Most hazards and destructive impacts of subway development occur during construction, and range from the hazards and dangers of tunnel drilling, station excavation and construction, and their secondary impacts on surrounding properties, building foundations, utility and infrastructure systems and street networks. Schools, hospitals, libraries and other institutional settings may be temporarily disrupted during subway construction, but are seldom affected by operations of completed systems.
The confined and isolated nature of subway tunnels and underground stations, and their confined passengers, increase subways’ vulnerability to criminal and terrorist attacks, while power failures or fires of any type pose significant hazards to anyone trapped below ground, under any such conditions.
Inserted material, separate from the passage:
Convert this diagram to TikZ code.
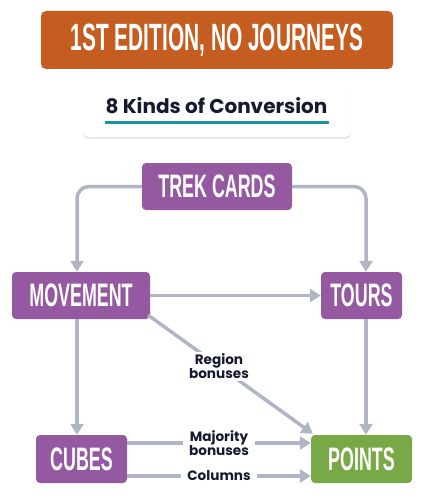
\documentclass[tikz,border=0pt]{standalone}
\usepackage{fontspec}
\usetikzlibrary{arrows.meta,shadows,calc}
\newfontfamily\condfont[FakeStretch=0.55]{Liberation Sans}
\newfontfamily\labfont{Poppins}
\definecolor{titleor}{RGB}{198,93,32}
\definecolor{purp}{RGB}{149,89,161}
\definecolor{grn}{RGB}{121,168,70}
\definecolor{arr}{RGB}{176,181,198}
\definecolor{teal}{RGB}{27,147,163}
\definecolor{ink}{RGB}{22,26,46}
\begin{document}
\begin{tikzpicture}[x=1pt,y=-1pt,
  box/.style={fill=purp, rounded corners=4pt, text=white, inner sep=0pt,
    font=\condfont\bfseries\fontsize{32.5}{33}\selectfont, minimum height=47pt},
  conn/.style={draw=arr, line width=3.5pt, -{Triangle[width=13pt,length=11pt]}},
  lab/.style={fill=white, text=ink, inner xsep=6pt, inner ysep=2pt, align=center,
    font=\labfont\bfseries\fontsize{13.6}{14}\selectfont}]
\useasboundingbox (0,0) rectangle (434,500);
% title
\node[fill=titleor, rounded corners=5pt, minimum width=352pt, minimum height=58pt, inner sep=0pt,
  text=white, font=\condfont\bfseries\fontsize{38}{39}\selectfont] (title) at (217,40) {1ST EDITION, NO JOURNEYS};
% subtitle
\node[fill=white, rounded corners=6pt, minimum width=268pt, minimum height=53pt, inner sep=0pt,
  drop shadow={shadow xshift=0pt, shadow yshift=-1.5pt, opacity=0.12, fill=black}] (sub) at (217,110.5) {};
\node[text=ink, font=\labfont\bfseries\fontsize{20}{21}\selectfont, inner sep=0pt, anchor=base] (subtxt) at (216.5,113.5) {8 Kinds of Conversion};
\draw[teal, line width=3pt] (105,122) coordinate (ul1) -- (329,122) coordinate (ul2);
% nodes
\node[box, minimum width=150pt] (trek) at (217,186.5) {TREK CARDS};
\node[box, minimum width=138pt] (mov) at (81,295.5) {MOVEMENT};
\node[box, minimum width=81pt] (tours) at (361.5,295.5) {TOURS};
\node[box, minimum width=91pt, minimum height=48pt] (cubes) at (81.5,459) {CUBES};
\node[box, fill=grn, minimum width=101pt, minimum height=48pt] (pts) at (361.5,459) {POINTS};
% connectors
\draw[conn, rounded corners=12pt] (trek.west) -| ($(mov.north)+(-4,0)$);
\draw[conn, rounded corners=12pt] (trek.east) -| ($(tours.north)+(4.5,0)$);
\draw[conn] (mov.east) -- (tours.west);
\draw[conn] ($(mov.south)+(-4,0)$) -- ($(cubes.north)+(-4.5,0)$);
\draw[conn] ($(tours.south)+(4.5,0)$) -- ($(pts.north)+(4.5,0)$);
\draw[conn] ($(mov.south east)+(-2,-4)$) -- node[lab, pos=0.43] (rb) {Region\\bonuses} ($(pts.north west)+(2,-1)$);
\draw[conn] ($(cubes.east)+(0,-16)$) -- node[lab, inner ysep=0pt] (mb) {Majority\\bonuses} ($(pts.west)+(0,-16)$);
\draw[conn] ($(cubes.east)+(0,17)$) -- node[lab] (cl) {Columns} ($(pts.west)+(0,17)$);
\end{tikzpicture}
\end{document}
While the 2010 complete electrical failure and shutdown of ice-encrusted, frozen trans-English Channel passenger trains some one to two miles into their under-sea tunnels, trapping passengers in frigid, pitch darkness for many hours, was certainly a harrowing and dangerous experience, the deadly dangers created by the July 2011 flooding and overflowing of the Han River into the streets, freeways, open spaces, buildings and subway stations of Seoul, South Korea, posed great danger to virtually all passengers, operators and subway personnel who may have been trapped by station or tunnel flooding, as well as, any occupants of subway trains shut down by electrical failures or flooded sections of subway system tunnels. Although the trains stalled in the channel tunnel could be eventually thawed, dried, and put back in service in relatively short time, the flooded and submerged Seoul subways could require weeks or months of pumping and repair of facilities and equipment to be safely put back into service, with little or no guarantee that flooding will not recur in the future.